Now, Mahit must discover who is behind the murder, rescue herself, and save her Station from Teixcalaan's unceasing expansion—all while navigating an alien culture that is all too seductive, engaging in intrigues of her own, and hiding a deadly technological secret—one that might spell the end of her Station and her way of life—or rescue it from annihilation.

In A Memory Called Empire, the first book in the Teixcalaan series, Arkady Martine presents a truly engrossing story about a galactic empire in decline. From afar the Teixcalaanli Empire appears to be a wondrous, pristine bastion of civilisation subsuming barbaric worlds in order to bestow the gift of civilisation to them all. Through the eyes of newly minted ambassador, Mahit Dzmare, we soon discover that the seemingly pristine facade is splattered with blood, rot and decay. While trying to uncover what happened to her predecessor Mahit has to navigate the political landscape of a culture she is just barely equipped to handle.
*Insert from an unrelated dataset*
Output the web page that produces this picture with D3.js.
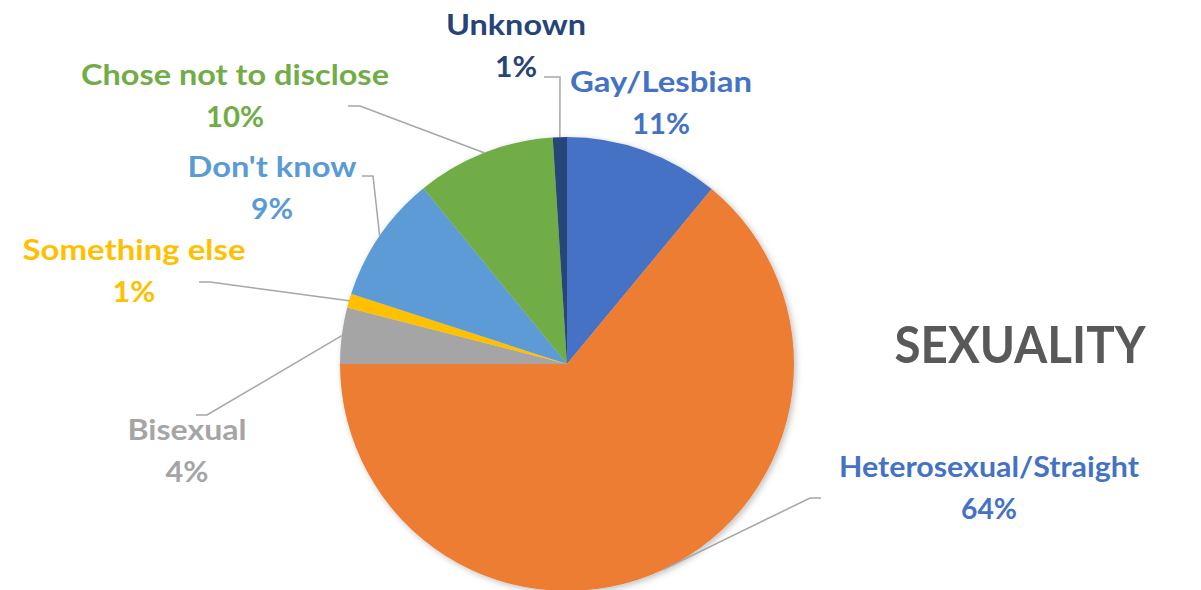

"But there was a point in knowing how the last person to hold all the knowledge you held had died, if only so that you could correct the mistake and keep your line alive a little longer, a little better. To stretch the continuity of memory just a bit farther, out on the edges of human space where it feathered away into the black." (p 135)

A Memory Called Empire is a remarkable, beautifully written novel exploring a myriad of themes — identity, colonialism, the persistence of memory, the power of language, the duplicity of words and how it shapes and builds society. It also examines the power of an individual, and of individual identity, and how that power can reshape the world even when pitted against the might of an entire empire.
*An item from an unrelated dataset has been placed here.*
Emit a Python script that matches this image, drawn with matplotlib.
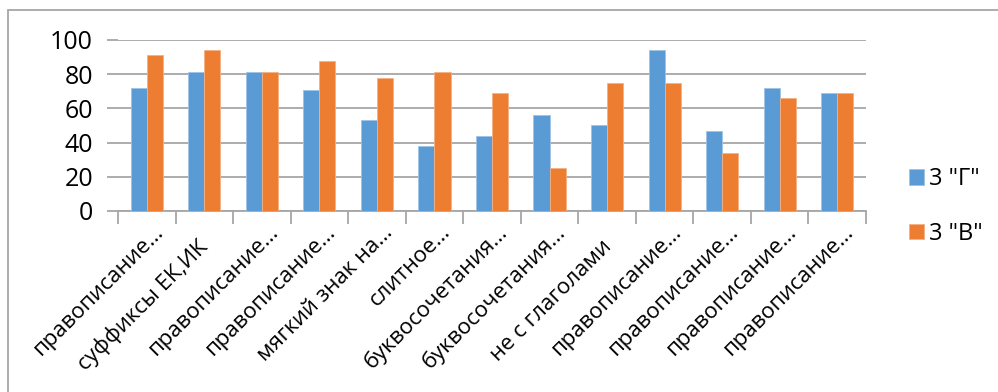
import matplotlib.pyplot as plt
import matplotlib.transforms as mtransforms
from matplotlib.patches import Rectangle
import numpy as np

topics = ['правописание…', 'суффиксы ЕК,ИК', 'правописание…', 'правописание…',
          'мягкий знак на…', 'слитное…', 'буквосочетания…', 'буквосочетания…',
          'не с глаголами', 'правописание…', 'правописание…', 'правописание…',
          'правописание…']
class_g = [72, 81, 81, 71, 53, 38, 44, 56, 50, 94, 47, 72, 69]
class_v = [91, 94, 81, 88, 78, 81, 69, 25, 75, 75, 34, 66, 69]

plt.rcParams['font.family'] = ['Open Sans', 'DejaVu Sans']

fig = plt.figure(figsize=(9.98, 3.92), dpi=100)
W, H = 998, 392
ax = fig.add_axes([118 / W, 1 - 211 / H, (866 - 118) / W, (211 - 40) / H])

# outer chart frame (left and top edges visible)
fig.patches.append(Rectangle((8 / W, -0.1), 1.2, 1.1 - 10 / H, transform=fig.transFigure,
                             fill=False, edgecolor='#A6A6A6', linewidth=1.3))

x = np.arange(len(topics))
w = 0.28
ax.bar(x - w / 2, class_g, w, color='#5B9BD5', edgecolor='#9DC3E6', linewidth=0.6,
       label='3 "Г"', zorder=3)
ax.bar(x + w / 2, class_v, w, color='#ED7D31', edgecolor='#F4B183', linewidth=0.6,
       label='3 "В"', zorder=3)

ax.set_xlim(-0.5, len(topics) - 0.5)
ax.set_ylim(0, 100)
ax.set_yticks(range(0, 101, 20))
ax.yaxis.grid(True, color='#A6A6A6', linewidth=1.3, zorder=0)
ax.tick_params(axis='y', length=8, color='#A6A6A6', width=1.3, labelsize=18, pad=10)

for s in ['top', 'right', 'left']:
    ax.spines[s].set_visible(False)
ax.spines['bottom'].set_color('#A6A6A6')
ax.spines['bottom'].set_linewidth(1.3)

# tick marks between categories, labels at category centres
ax.set_xticks(np.arange(-0.5, len(topics), 1))
ax.set_xticklabels([])
ax.tick_params(axis='x', length=9, color='#A6A6A6', width=1.3)
for i, t in enumerate(topics):
    # truncated labels end a bit further up the diagonal than the full ones
    dx, dy = (17, -22) if t.endswith('…') else (5, -37)
    offset = mtransforms.ScaledTranslation(dx / 100, dy / 100, fig.dpi_scale_trans)
    ax.text(i, 0, t, transform=ax.get_xaxis_transform() + offset, rotation=45,
            rotation_mode='anchor', ha='right', va='baseline', fontsize=16)

ax.legend(loc='upper left', bbox_to_anchor=(909 / W, 1 - 167 / H), bbox_transform=fig.transFigure,
          frameon=False, fontsize=17, handlelength=0.64, handleheight=0.64,
          labelspacing=1.3, handletextpad=0.22, borderpad=0, borderaxespad=0)

fig.savefig('out.png', dpi=100)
This is a slower, intricate read which demands that you take your time to enjoy it to its fullest. It rewards the attentive reader with beautiful prose, nuanced worldbuilding and fascinating concepts to unpack and ponder. Without a doubt this has been one of the best novels I’ve read this year. My review is woefully inadequate to even try to do it justice. Highly recommended!

Addendum: A Memory Called Empire has just won the Hugo award for best novel so I'm not the only one who thinks it's great.